Mating between hyenas involves a number of short copulations with brief intervals, unlike canids, who generally engage in a single, drawn out copulation. Spotted hyena cubs are born almost fully developed, with their eyes open and erupting incisors and canines, though lacking adult markings. In contrast, striped hyena cubs are born with adult markings, closed eyes and small ears. Hyenas do not regurgitate food for their young and male spotted hyenas play no part in raising their cubs, though male striped hyenas do so.
The striped hyena is primarily a scavenger, though it will also attack and kill any animals it can overcome, and will supplement its diet with fruit. The spotted hyena, though it also scavenges occasionally, is an active pack hunter of medium to large sized ungulates, which it catches by wearing them down in long chases and dismembering them in a canid-like manner. Spotted hyenas may kill as many as 95% of the animals they eat.

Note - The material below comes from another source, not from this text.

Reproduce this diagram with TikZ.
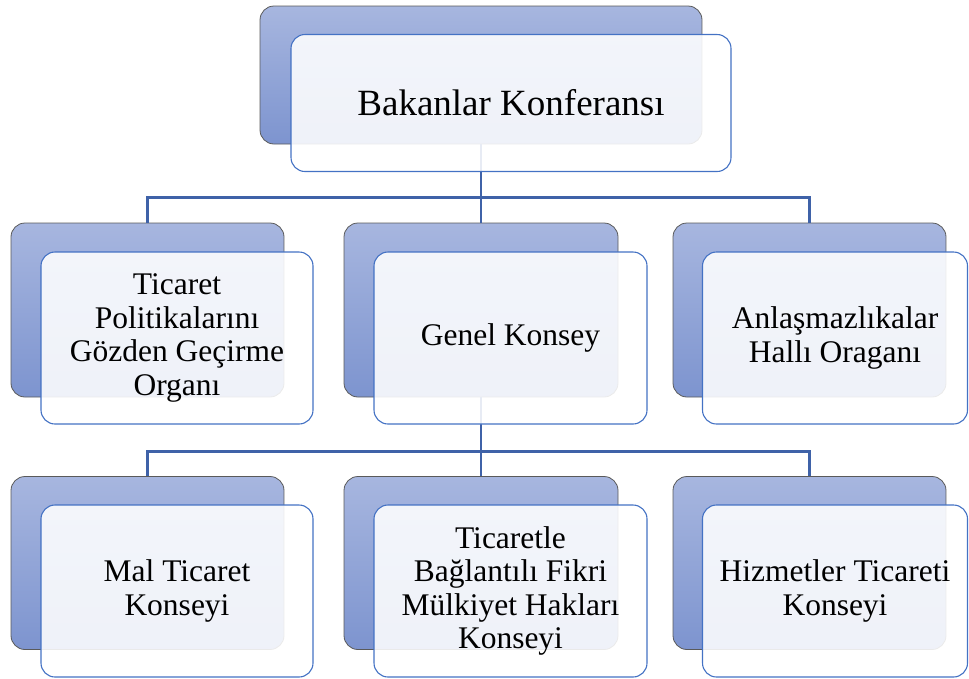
\documentclass[tikz,border=0pt]{standalone}
\usepackage{fontspec}
\setmainfont{Liberation Serif}
\usetikzlibrary{positioning}
\definecolor{backtop}{RGB}{167,182,223}
\definecolor{backbot}{RGB}{125,148,207}
\definecolor{backedge}{RGB}{90,90,90}
\definecolor{frontedge}{RGB}{68,114,196}
\definecolor{linkcol}{RGB}{63,98,168}
\tikzset{
  backbox/.style={rectangle, rounded corners=14pt, draw=backedge, line width=0.8pt,
    top color=backtop, bottom color=backbot, inner sep=0pt},
  frontbox/.style={rectangle, rounded corners=14pt, draw=frontedge, line width=1.1pt,
    fill=white, fill opacity=0.88, text opacity=1, draw opacity=1, inner sep=0pt,
    align=center, font=\fontsize{31.5}{33.5}\selectfont},
  topfont/.style={font=\fontsize{37}{40}\selectfont},
  link/.style={draw=linkcol, line width=2.6pt}
}
\begin{document}
\begin{tikzpicture}[x=1pt,y=-1pt]
\useasboundingbox (0,0) rectangle (969,678);
% back boxes
\node[backbox, minimum width=442pt, minimum height=138pt] (b0) at (481,75) {};
\node[backbox, minimum width=273pt, minimum height=174pt] (b1) at (147.5,310) {};
\node[backbox, minimum width=274pt, minimum height=174pt] (b2) at (481,310) {};
\node[backbox, minimum width=273pt, minimum height=174pt] (b3) at (809.5,310) {};
\node[backbox, minimum width=273pt, minimum height=173pt] (b4) at (147.5,563) {};
\node[backbox, minimum width=274pt, minimum height=173pt] (b5) at (481,563) {};
\node[backbox, minimum width=273pt, minimum height=173pt] (b6) at (809.5,563) {};
% connectors
\draw[link] (b0.south) -- ++(0,53) coordinate (bus1) -| (b1.north);
\draw[link] (bus1) -| (b3.north);
\draw[link] (bus1) -- (b2.north);
\draw[link] (b2.south) -- ++(0,54) coordinate (bus2) -| (b4.north);
\draw[link] (bus2) -| (b6.north);
\draw[link] (bus2) -- (b5.north);
% front boxes
\node[frontbox, topfont, minimum width=440pt, minimum height=137pt] (f0) at (511,103) {Bakanlar Konferansı};
\node[frontbox, minimum width=272pt, minimum height=172pt] (f1) at (177,338) {Ticaret\\Politikalarını\\Gözden Geçirme\\Organı};
\node[frontbox, minimum width=273pt, minimum height=172pt] (f2) at (510.5,338) {Genel Konsey};
\node[frontbox, minimum width=265pt, minimum height=172pt] (f3) at (835,338) {Anlaşmazlıkalar\\Hallı Oraganı};
\node[frontbox, minimum width=272pt, minimum height=172pt] (f4) at (177,591) {Mal Ticaret\\Konseyi};
\node[frontbox, minimum width=273pt, minimum height=172pt] (f5) at (510.5,591) {Ticaretle\\Bağlantılı Fikri\\Mülkiyet Hakları\\Konseyi};
\node[frontbox, minimum width=265pt, minimum height=172pt] (f6) at (835,591) {Hizmetler Ticareti\\Konseyi};
\end{tikzpicture}
\end{document}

The aardwolf is primarily an insectivore, specialised for feeding on termites of the genus Trinervitermes and Hodotermes, which it consumes by licking them up with its long, broad tongue. An aardwolf can eat 300,000 Trinervitermes on a single outing.

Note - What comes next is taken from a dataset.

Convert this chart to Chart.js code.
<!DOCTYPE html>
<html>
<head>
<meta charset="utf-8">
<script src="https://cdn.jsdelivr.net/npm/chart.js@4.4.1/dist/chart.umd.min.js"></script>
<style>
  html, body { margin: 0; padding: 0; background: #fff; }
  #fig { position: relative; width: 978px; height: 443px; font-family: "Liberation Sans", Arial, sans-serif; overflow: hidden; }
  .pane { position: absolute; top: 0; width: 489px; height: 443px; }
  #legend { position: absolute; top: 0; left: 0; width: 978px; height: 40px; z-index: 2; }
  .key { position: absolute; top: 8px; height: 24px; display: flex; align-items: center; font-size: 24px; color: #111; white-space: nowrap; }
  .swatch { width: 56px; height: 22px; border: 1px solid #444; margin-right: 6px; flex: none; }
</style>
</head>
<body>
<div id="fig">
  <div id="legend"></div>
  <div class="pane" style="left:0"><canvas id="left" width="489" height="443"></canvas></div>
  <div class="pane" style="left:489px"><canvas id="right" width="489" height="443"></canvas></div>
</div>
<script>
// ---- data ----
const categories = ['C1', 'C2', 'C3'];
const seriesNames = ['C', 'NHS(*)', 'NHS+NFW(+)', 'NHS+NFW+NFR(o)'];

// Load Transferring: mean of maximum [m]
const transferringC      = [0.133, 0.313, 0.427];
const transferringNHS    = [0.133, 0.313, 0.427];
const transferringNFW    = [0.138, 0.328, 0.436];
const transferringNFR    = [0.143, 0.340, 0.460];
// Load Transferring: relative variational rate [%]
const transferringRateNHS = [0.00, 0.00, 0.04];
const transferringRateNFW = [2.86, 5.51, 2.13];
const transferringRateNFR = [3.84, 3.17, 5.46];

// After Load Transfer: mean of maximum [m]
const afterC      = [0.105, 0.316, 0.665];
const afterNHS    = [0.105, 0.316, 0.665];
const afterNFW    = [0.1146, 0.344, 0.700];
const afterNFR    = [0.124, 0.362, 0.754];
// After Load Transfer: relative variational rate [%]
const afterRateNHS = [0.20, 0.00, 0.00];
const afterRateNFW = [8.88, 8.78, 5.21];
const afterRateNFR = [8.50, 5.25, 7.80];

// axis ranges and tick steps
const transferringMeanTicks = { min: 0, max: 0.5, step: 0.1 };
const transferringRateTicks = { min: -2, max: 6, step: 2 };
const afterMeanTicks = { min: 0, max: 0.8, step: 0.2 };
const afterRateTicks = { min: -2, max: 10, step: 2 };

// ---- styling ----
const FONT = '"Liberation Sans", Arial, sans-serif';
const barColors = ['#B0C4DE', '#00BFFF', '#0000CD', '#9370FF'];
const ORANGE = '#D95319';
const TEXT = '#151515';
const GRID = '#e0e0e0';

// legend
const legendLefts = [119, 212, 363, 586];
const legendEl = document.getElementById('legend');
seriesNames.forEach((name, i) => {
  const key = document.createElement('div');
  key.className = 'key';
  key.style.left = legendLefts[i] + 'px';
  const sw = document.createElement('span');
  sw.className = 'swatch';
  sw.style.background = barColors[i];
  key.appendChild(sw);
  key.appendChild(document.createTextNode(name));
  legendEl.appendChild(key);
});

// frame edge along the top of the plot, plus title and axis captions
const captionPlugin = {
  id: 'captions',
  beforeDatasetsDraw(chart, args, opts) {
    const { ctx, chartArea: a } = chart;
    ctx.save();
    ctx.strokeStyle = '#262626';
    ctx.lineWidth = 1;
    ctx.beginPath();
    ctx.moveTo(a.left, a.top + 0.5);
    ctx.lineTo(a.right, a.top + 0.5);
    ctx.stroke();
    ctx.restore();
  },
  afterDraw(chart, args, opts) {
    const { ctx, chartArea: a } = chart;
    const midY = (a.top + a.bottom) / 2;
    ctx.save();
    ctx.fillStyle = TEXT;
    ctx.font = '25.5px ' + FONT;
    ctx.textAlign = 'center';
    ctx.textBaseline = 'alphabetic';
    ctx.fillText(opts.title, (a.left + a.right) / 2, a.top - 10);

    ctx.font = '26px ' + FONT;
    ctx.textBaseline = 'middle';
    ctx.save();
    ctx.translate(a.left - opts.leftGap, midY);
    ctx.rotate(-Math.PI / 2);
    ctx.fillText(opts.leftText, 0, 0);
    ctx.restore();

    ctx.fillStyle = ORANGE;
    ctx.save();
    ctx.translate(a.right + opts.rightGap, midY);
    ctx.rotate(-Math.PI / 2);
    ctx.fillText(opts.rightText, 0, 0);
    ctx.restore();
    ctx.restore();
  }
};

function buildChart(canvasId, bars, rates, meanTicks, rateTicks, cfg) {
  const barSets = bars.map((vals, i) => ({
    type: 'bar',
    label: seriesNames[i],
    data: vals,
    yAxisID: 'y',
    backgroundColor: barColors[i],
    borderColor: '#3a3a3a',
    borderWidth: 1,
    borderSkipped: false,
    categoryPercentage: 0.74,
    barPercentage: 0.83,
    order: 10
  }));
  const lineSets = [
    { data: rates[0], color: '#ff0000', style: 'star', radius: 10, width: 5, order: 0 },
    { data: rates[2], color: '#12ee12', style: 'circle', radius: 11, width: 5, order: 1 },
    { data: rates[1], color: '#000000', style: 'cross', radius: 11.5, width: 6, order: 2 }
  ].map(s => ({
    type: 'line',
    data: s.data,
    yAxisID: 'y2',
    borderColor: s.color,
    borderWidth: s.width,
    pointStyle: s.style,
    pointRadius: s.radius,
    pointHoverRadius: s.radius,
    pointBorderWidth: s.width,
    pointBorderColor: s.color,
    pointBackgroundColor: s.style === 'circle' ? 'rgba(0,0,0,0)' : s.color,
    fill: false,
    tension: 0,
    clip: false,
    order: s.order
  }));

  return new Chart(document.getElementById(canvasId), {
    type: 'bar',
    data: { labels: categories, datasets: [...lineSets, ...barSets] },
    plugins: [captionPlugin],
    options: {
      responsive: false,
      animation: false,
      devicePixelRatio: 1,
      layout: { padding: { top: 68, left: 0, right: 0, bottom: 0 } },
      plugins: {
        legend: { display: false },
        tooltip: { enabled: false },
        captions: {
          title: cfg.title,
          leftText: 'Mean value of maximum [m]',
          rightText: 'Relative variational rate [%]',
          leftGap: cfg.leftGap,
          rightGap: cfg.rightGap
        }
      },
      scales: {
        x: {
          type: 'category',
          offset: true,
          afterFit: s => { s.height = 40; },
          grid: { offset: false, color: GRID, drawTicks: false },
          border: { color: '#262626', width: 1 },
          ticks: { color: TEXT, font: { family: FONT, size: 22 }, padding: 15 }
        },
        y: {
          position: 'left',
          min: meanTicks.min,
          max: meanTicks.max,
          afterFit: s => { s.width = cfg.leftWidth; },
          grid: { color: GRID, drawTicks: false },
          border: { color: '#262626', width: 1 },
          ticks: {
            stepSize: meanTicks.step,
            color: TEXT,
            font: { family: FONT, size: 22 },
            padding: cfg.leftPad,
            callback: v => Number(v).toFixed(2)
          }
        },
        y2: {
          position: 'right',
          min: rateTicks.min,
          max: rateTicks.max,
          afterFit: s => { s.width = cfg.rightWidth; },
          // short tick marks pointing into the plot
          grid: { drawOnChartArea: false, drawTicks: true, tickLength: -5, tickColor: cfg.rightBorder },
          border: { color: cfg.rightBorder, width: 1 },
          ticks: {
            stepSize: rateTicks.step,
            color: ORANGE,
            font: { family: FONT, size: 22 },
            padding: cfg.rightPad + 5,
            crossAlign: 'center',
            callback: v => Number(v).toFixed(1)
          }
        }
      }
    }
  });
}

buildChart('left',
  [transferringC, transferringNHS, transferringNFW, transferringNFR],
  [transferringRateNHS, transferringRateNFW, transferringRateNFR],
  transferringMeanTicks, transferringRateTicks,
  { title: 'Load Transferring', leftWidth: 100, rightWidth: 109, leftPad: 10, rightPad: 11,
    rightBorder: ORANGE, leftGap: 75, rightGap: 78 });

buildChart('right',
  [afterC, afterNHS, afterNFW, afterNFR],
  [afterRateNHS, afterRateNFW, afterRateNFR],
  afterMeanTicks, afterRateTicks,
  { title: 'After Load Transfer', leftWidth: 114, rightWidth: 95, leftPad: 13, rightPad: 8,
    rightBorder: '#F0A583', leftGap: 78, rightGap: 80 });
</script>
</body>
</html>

Except for the aardwolf, hyenas are known to drive off larger predators, like lions, from their kills, despite having a reputation in popular culture for being cowardly. Hyenas are primarily nocturnal animals, but sometimes venture from their lairs in the early-morning hours. With the exception of the highly social spotted hyena, hyenas are generally not gregarious animals, though the striped and brown hyenas may live in family groups and congregate at kills.

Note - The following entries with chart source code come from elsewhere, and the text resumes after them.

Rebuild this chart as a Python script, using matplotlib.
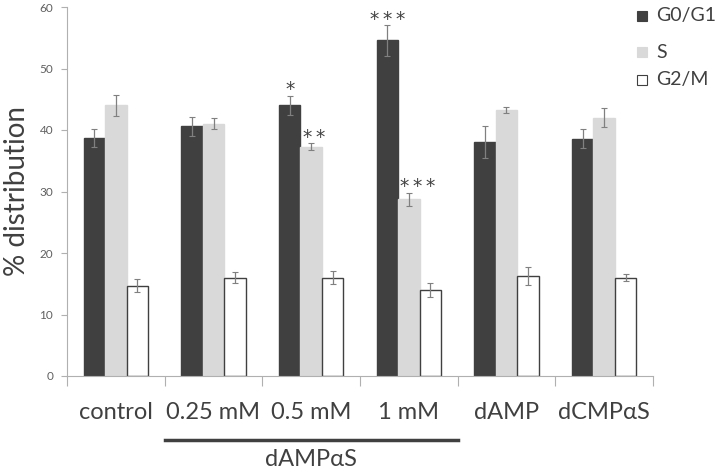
import numpy as np
import matplotlib.pyplot as plt
from matplotlib.patches import Rectangle

# data
categories = ["control", "0.25 mM", "0.5 mM", "1 mM", "dAMP", "dCMP\u03b1S"]
g0g1 = [38.7, 40.6, 44.0, 54.6, 38.0, 38.6]
g0g1_err = [1.5, 1.5, 1.6, 2.5, 2.6, 1.5]
s_phase = [44.0, 41.0, 37.3, 28.7, 43.3, 42.0]
s_err = [1.7, 0.9, 0.6, 1.1, 0.5, 1.5]
g2m = [14.7, 16.0, 16.0, 14.0, 16.3, 16.0]
g2m_err = [1.1, 0.9, 1.0, 1.1, 1.5, 0.55]

# significance marks: (group index, series index, label)
stars = [(2, 0, "*"), (2, 1, "**"), (3, 0, "***"), (3, 1, "***")]
star_nudge = [0.0, 0.03, 0.0, 0.09]  # small sideways shifts as in the original

FONT = ["Lato", "DejaVu Sans"]
plt.rcParams["font.family"] = FONT

fig = plt.figure(figsize=(7.2, 4.71), dpi=100)
ax = fig.add_axes([67 / 720, 1 - 376 / 471, (653 - 67) / 720, (376 - 7) / 471])

x = np.arange(len(categories))
w = 0.22
err_kw = dict(ecolor="#808080", elinewidth=0.9, capsize=2, capthick=0.8)

series = [
    (g0g1, g0g1_err, "#404040", "#404040", "G0/G1"),
    (s_phase, s_err, "#d9d9d9", "#d9d9d9", "S"),
    (g2m, g2m_err, "white", "#404040", "G2/M"),
]
for i, (vals, errs, fc, ec, lab) in enumerate(series):
    ax.bar(x + (i - 1) * w, vals, w, yerr=errs, color=fc, edgecolor=ec,
           linewidth=1.0, error_kw=err_kw, zorder=2)

all_vals = [g0g1, s_phase, g2m]
all_errs = [g0g1_err, s_err, g2m_err]
for (gi, si, lab), dx in zip(stars, star_nudge):
    top = all_vals[si][gi] + all_errs[si][gi]
    ax.text(x[gi] + (si - 1) * w + dx, top + 0.05, "\u2009".join(lab), ha="center",
            va="baseline", fontsize=13.5, color="#404040", family="DejaVu Sans")

ax.set_xlim(-0.5, len(categories) - 0.5)
ax.set_ylim(0, 60)
ax.set_yticks(range(0, 61, 10))
ax.tick_params(axis="y", labelsize=8.5, labelcolor="#606060", color="#b0b0b0",
               length=4, width=0.8, pad=6)

# x ticks at group boundaries, labels at group centres
ax.set_xticks(np.arange(-0.5, len(categories), 1.0))
ax.set_xticklabels([])
ax.tick_params(axis="x", color="#b0b0b0", length=7, width=0.8)
for xi, cat in zip(x, categories):
    ax.text(xi, -0.098, cat, transform=ax.get_xaxis_transform(), ha="center",
            va="center", fontsize=17, color="#404040", family=FONT)

for sp in ["top", "right"]:
    ax.spines[sp].set_visible(False)
for sp in ["left", "bottom"]:
    ax.spines[sp].set_color("#b0b0b0")
    ax.spines[sp].set_linewidth(0.8)

ax.set_ylabel("% distribution", fontsize=20, color="#404040", va="center")
ax.yaxis.set_label_coords(-0.086, 0.5)

# bracket under the dAMPaS doses
ax.plot([0.5, 3.5], [-0.173, -0.173], transform=ax.get_xaxis_transform(),
        color="#404040", linewidth=2.5, clip_on=False)
ax.text(2.0, -0.225, "dAMP\u03b1S", transform=ax.get_xaxis_transform(),
        ha="center", va="center", fontsize=17, color="#404040", family=FONT)

# legend drawn by hand (uneven row spacing in the original)
leg_rows = [16, 52, 80]
for (_, _, fc, ec, lab), yrow in zip(series, leg_rows):
    yf = 1 - yrow / 471
    fig.add_artist(Rectangle((637 / 720, yf - 5 / 471), 10 / 720, 10 / 471,
                             facecolor=fc, edgecolor=ec, linewidth=0.8,
                             transform=fig.transFigure))
    fig.text(656 / 720, yf, lab, ha="left", va="center", fontsize=14,
             color="#404040")

fig.savefig("out.png", dpi=100)
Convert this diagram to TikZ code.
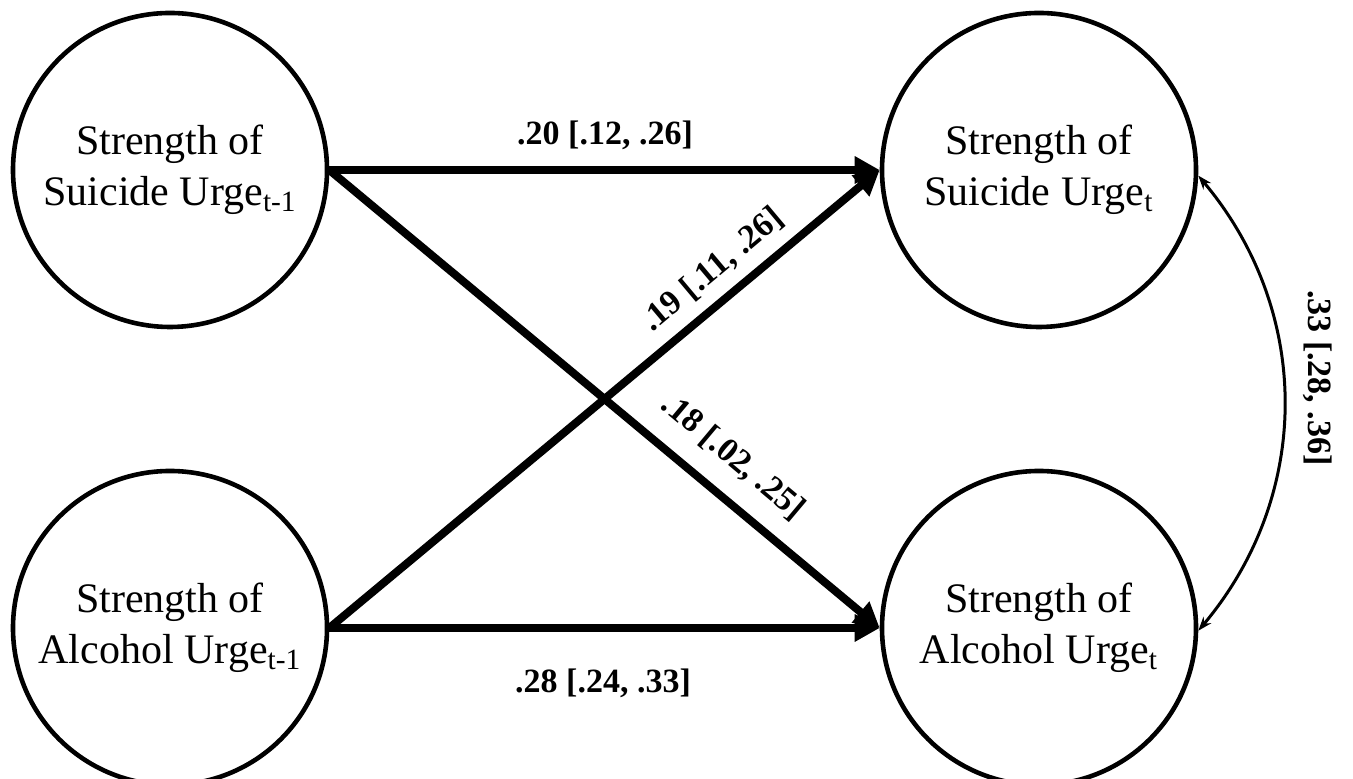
\documentclass[tikz,border=0pt]{standalone}
\usepackage{fontspec}
\setmainfont{Liberation Serif}
\usetikzlibrary{arrows.meta}
\begin{document}
\begin{tikzpicture}[x=0.5pt,y=0.5pt,
  latent/.style={circle, draw, line width=2.3pt, minimum size=157pt, inner sep=0pt, align=center,
    font=\fontsize{21}{25.5}\selectfont},
  patharrow/.style={line width=4pt, -{Triangle[length=12.5pt,width=13pt]}},
  covarrow/.style={line width=1.5pt, {Stealth[length=7pt,width=5pt]}-{Stealth[length=7pt,width=5pt]}},
  coef/.style={font=\fontsize{17}{20}\selectfont\bfseries, inner sep=0pt}]
\useasboundingbox (0,0) rectangle (1353,779);
\node[latent] (tl) at (170,609) {Strength of\\Suicide Urge\textsubscript{t-1}};
\node[latent] (tr) at (1039,609) {Strength of\\Suicide Urge\textsubscript{t}};
\node[latent] (bl) at (170,151) {Strength of\\Alcohol Urge\textsubscript{t-1}};
\node[latent] (br) at (1039,151) {Strength of\\Alcohol Urge\textsubscript{t}};
\draw[patharrow] (tl.east) -- (tr.west);
\draw[patharrow] (bl.east) -- (br.west);
\draw[patharrow] (tl.east) -- (br.west);
\draw[patharrow] (bl.east) -- (tr.west);
\draw[covarrow] (tr.-2) to[bend left=40] (br.-1);
\node[coef] (c1) at (605,644) {.20 [.12, .26]};
\node[coef] (c2) at (603,96) {.28 [.24, .33]};
\node[coef, rotate=40] (c3) at (713,509) {.19 [.11, .26]};
\node[coef, rotate=-40] (c4) at (733,322) {.18 [.02, .25]};
\node[coef, rotate=-90] (c5) at (1318,401) {.33 [.28, .36]};
\end{tikzpicture}
\end{document}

Spotted hyenas are one of the few mammals other than bats known to survive infection with rabies virus and have shown little or no disease-induced mortality during outbreaks in sympatric carnivores, in part due to the high concentration of antibodies present in their saliva. Despite this perceived unique disease resistance, little is known about the immune system of spotted hyenas, and even less is known about other Hyaenidae species.

(Crocuta crocuta)
Spotted Hyena
Гієна плямиста
It is widespread in Africa and occurs in almost all open habitats south of the Sahara, including semi-deserts, savannas, woodlands, dense dry forests, and even montane regions at elevations up to 4,100 m.

(Hyaena hyaena)
Striped Hyena
Гієна смугаста
It has a fairly large, though fragmented, range that spans northern and eastern Africa, the Middle East, the Arabian Peninsula, Turkey, the Caucasus, Central Asia, India, and Nepal. Throughout most of its range, it inhabits arid or semi-arid open areas, often characterized by sparse shrubland.

(Parahyaena brunnea)
Brown Hyena
Гієна бура
It inhabits desert areas, semi-desert, and open woodland savannas in southern Africa, including Angola, Botswana, Lesotho, Mozambique, Namibia, South Africa, and Zimbabwe.

(Proteles cristatus)
Aardwolf
Земляний вовк
There are two distinct populations: one in Southern Africa, and another in East and Northeast Africa. It lives in open, dry plains and bushland, avoiding mountainous areas.